**Prompt:** In the records below, find the line containing "Output the web" and the line containing "ctx.strokeStyle = '#000';". Give again exactly those lines and every line between them, omitting the pictures.

**Supplied material:**
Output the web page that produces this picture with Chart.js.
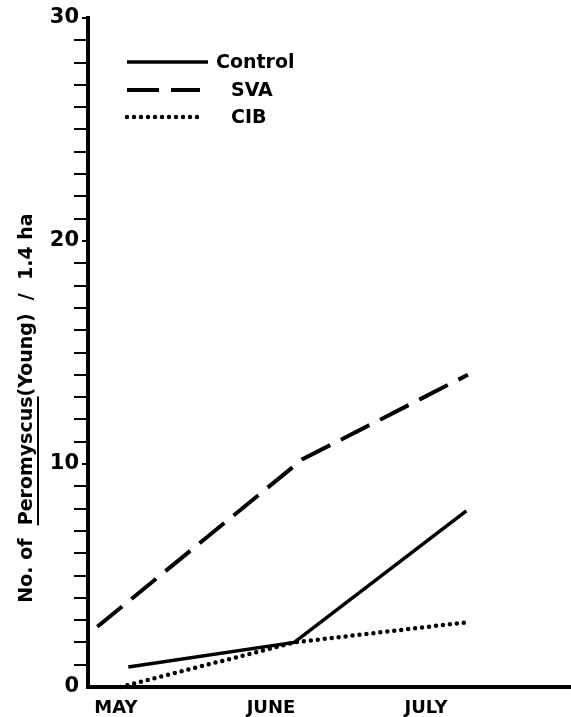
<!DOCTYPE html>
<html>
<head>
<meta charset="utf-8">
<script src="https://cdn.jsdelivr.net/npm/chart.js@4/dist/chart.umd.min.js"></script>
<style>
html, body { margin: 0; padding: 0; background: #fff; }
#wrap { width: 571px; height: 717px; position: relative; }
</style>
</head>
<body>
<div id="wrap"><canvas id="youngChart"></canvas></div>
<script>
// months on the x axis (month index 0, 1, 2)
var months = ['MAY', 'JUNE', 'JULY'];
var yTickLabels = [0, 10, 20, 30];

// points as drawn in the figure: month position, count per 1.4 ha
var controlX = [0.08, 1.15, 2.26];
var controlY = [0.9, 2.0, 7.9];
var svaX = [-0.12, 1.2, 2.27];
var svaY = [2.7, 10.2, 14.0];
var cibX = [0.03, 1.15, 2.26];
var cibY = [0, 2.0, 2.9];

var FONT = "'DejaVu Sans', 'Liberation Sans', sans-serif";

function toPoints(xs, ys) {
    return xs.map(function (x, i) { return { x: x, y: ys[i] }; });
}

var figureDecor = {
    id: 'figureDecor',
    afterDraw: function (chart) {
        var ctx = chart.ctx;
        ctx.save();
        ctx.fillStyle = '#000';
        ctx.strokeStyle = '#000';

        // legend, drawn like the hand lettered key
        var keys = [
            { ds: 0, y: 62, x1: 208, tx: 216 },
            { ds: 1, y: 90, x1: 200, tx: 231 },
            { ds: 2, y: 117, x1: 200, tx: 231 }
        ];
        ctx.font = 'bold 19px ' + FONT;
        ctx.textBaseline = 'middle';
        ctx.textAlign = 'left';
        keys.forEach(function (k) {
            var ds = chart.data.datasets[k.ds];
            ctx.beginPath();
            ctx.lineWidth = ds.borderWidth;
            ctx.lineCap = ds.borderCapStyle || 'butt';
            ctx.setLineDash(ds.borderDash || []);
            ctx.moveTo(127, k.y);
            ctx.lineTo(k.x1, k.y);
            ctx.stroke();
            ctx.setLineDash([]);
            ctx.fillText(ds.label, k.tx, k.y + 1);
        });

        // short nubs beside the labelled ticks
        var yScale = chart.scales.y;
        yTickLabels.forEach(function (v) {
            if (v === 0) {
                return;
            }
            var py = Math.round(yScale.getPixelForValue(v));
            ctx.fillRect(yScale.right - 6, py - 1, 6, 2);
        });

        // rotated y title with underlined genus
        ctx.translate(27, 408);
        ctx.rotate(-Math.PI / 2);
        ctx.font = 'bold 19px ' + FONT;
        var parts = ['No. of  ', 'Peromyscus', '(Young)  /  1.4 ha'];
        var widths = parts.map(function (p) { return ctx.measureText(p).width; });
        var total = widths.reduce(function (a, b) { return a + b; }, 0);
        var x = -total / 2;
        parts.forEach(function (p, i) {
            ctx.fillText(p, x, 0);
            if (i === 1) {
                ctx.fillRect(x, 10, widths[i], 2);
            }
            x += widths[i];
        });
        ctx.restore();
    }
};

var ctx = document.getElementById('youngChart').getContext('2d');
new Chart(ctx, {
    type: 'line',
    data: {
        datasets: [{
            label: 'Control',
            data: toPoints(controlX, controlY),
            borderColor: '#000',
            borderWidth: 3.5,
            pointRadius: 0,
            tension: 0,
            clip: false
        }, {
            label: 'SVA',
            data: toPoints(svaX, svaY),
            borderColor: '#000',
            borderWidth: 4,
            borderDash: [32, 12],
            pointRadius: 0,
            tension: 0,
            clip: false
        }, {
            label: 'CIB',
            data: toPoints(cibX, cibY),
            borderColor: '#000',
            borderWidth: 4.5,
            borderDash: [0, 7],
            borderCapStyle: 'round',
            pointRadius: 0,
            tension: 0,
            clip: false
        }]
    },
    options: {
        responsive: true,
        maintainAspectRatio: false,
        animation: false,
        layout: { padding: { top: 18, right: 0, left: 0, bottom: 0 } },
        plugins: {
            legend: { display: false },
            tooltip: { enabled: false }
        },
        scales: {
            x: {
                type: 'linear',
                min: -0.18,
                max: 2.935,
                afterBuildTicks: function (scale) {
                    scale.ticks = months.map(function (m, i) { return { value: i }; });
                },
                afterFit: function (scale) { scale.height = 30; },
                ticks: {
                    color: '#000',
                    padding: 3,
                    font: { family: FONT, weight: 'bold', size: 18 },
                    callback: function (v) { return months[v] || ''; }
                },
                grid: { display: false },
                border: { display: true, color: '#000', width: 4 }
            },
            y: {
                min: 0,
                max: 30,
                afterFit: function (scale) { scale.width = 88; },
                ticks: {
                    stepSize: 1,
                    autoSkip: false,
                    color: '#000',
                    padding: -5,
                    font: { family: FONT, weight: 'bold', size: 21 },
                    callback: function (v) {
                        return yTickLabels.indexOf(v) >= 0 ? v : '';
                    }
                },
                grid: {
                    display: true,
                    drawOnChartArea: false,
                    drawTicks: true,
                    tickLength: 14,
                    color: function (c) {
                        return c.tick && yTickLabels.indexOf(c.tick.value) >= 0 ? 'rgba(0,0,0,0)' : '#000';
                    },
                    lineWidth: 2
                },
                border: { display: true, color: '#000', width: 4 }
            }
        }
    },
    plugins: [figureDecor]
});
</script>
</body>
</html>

--

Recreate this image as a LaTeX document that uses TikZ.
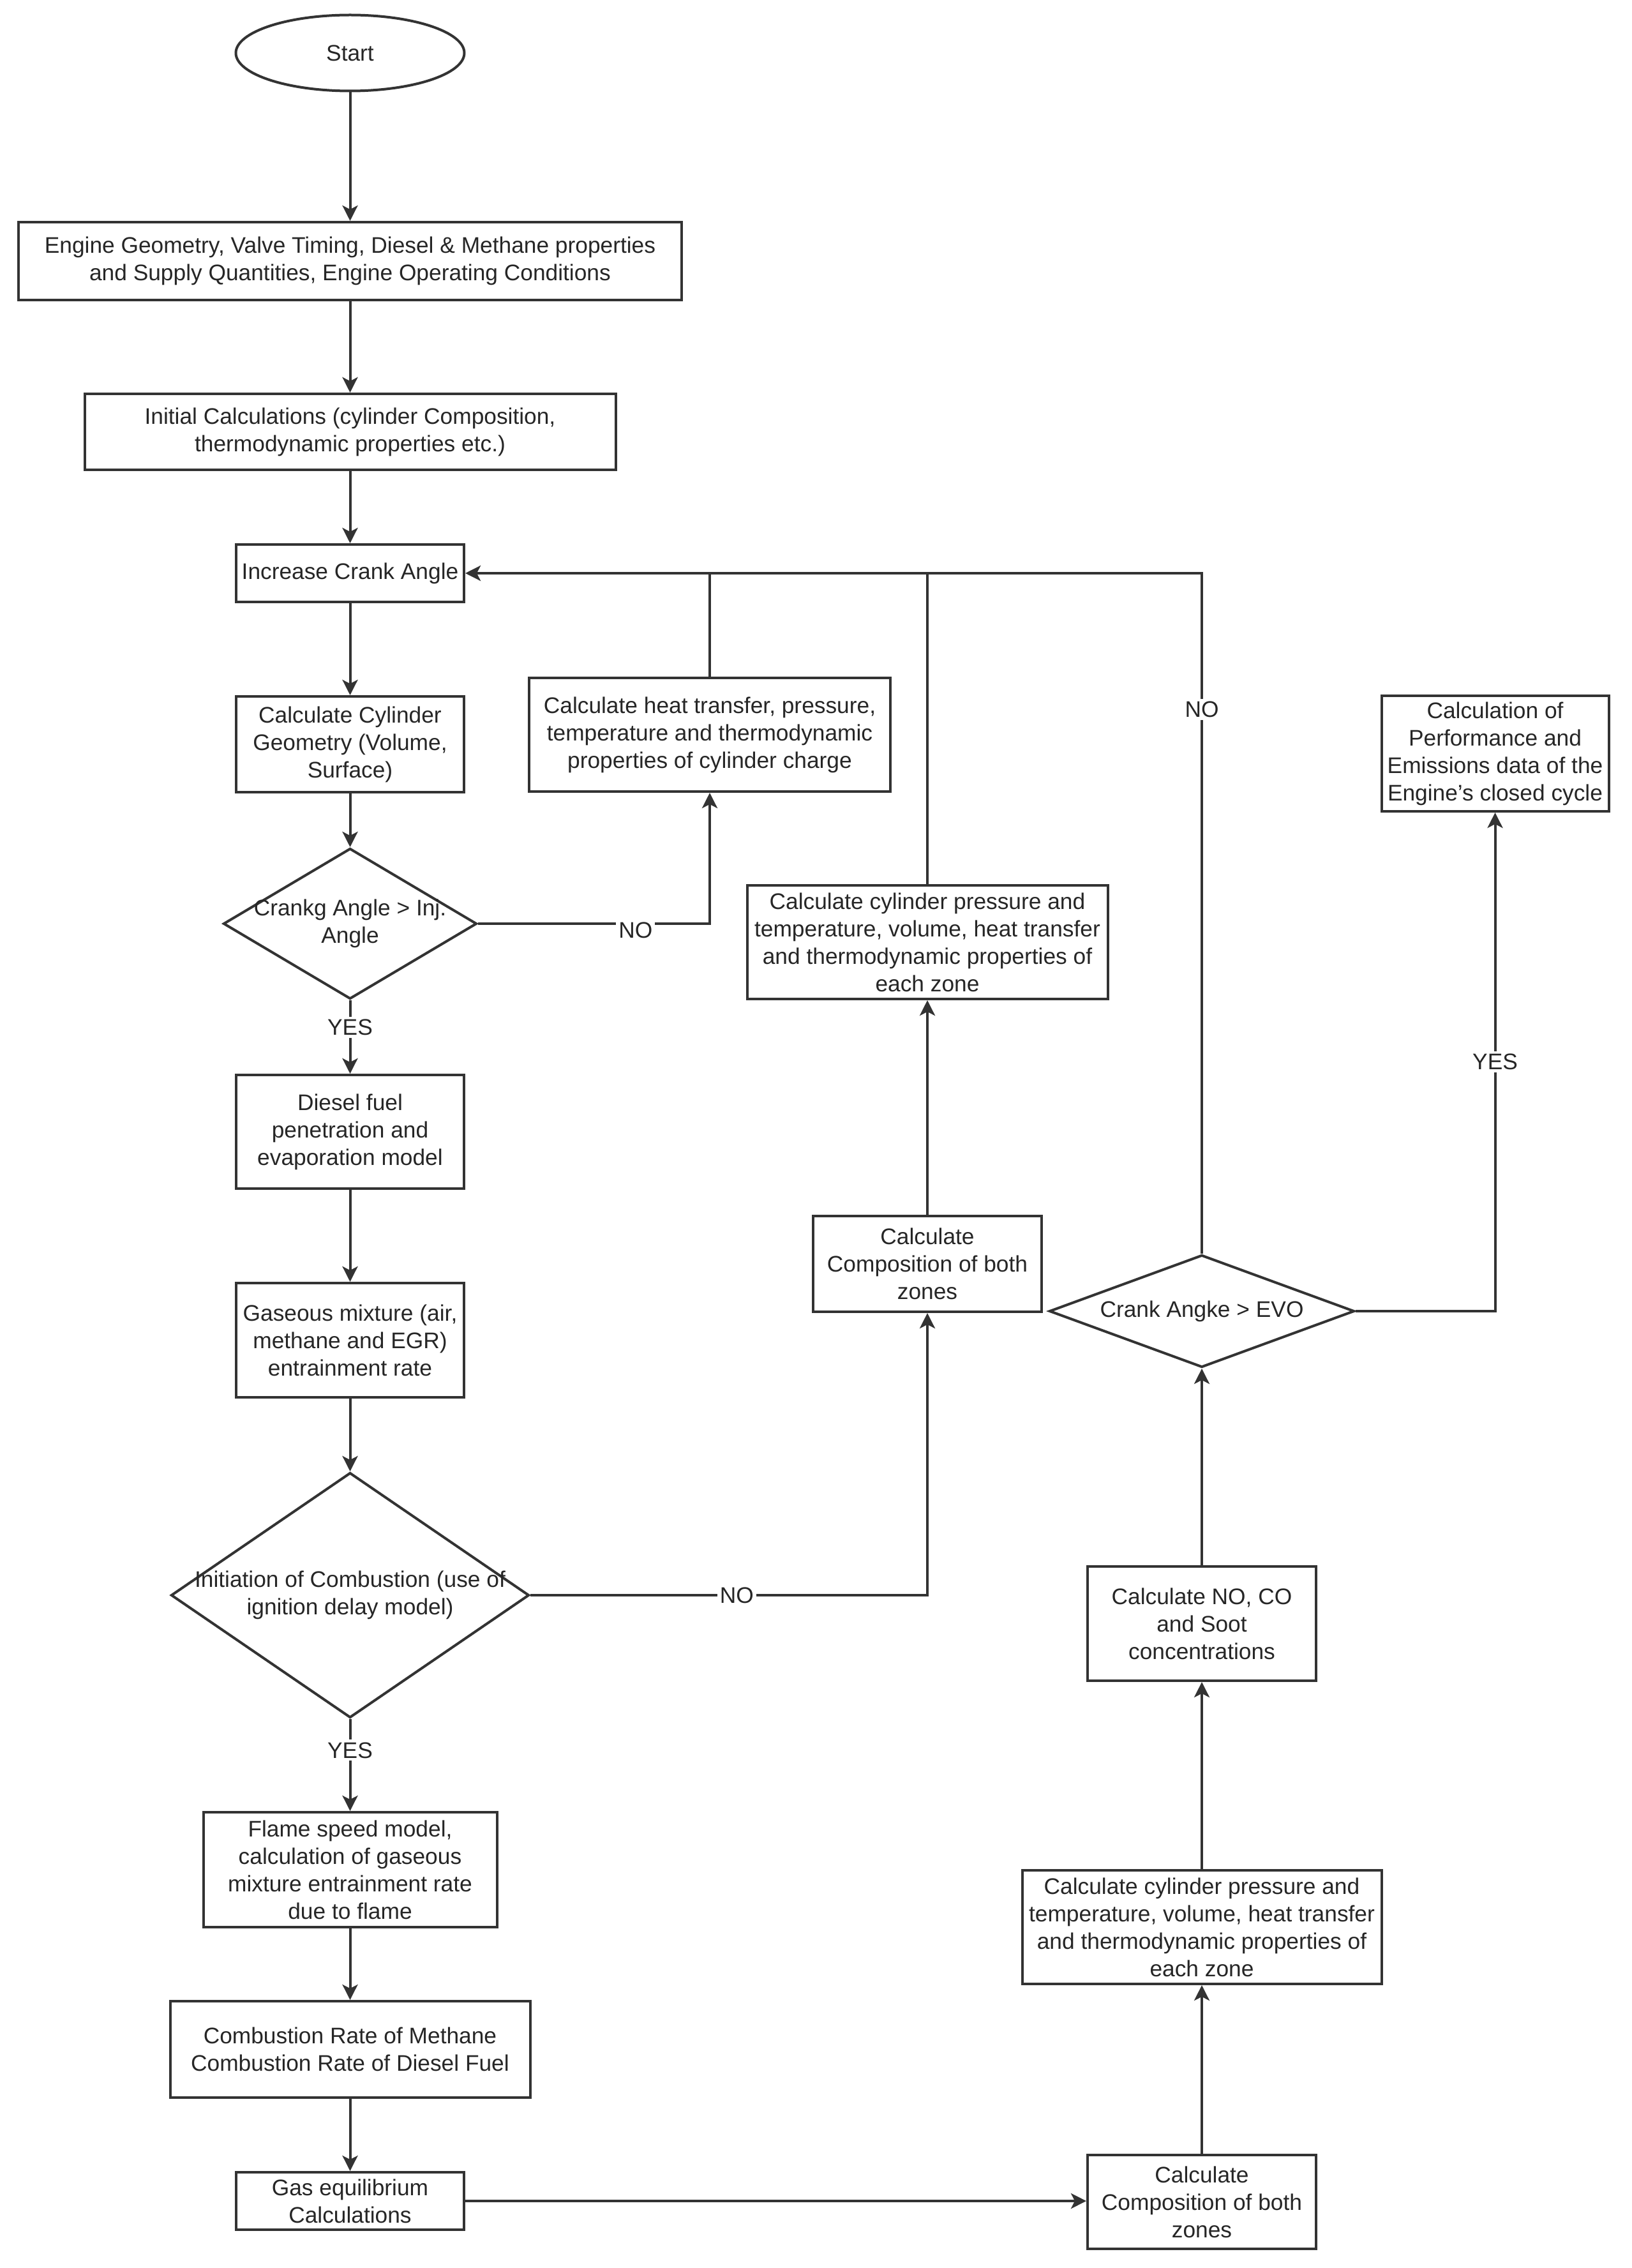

**Solution to this problem:**
Output the web page that produces this picture with Chart.js.
<!DOCTYPE html>
<html>
<head>
<meta charset="utf-8">
<script src="https://cdn.jsdelivr.net/npm/chart.js@4/dist/chart.umd.min.js"></script>
<style>
html, body { margin: 0; padding: 0; background: #fff; }
#wrap { width: 571px; height: 717px; position: relative; }
</style>
</head>
<body>
<div id="wrap"><canvas id="youngChart"></canvas></div>
<script>
// months on the x axis (month index 0, 1, 2)
var months = ['MAY', 'JUNE', 'JULY'];
var yTickLabels = [0, 10, 20, 30];

// points as drawn in the figure: month position, count per 1.4 ha
var controlX = [0.08, 1.15, 2.26];
var controlY = [0.9, 2.0, 7.9];
var svaX = [-0.12, 1.2, 2.27];
var svaY = [2.7, 10.2, 14.0];
var cibX = [0.03, 1.15, 2.26];
var cibY = [0, 2.0, 2.9];

var FONT = "'DejaVu Sans', 'Liberation Sans', sans-serif";

function toPoints(xs, ys) {
    return xs.map(function (x, i) { return { x: x, y: ys[i] }; });
}

var figureDecor = {
    id: 'figureDecor',
    afterDraw: function (chart) {
        var ctx = chart.ctx;
        ctx.save();
        ctx.fillStyle = '#000';
        ctx.strokeStyle = '#000';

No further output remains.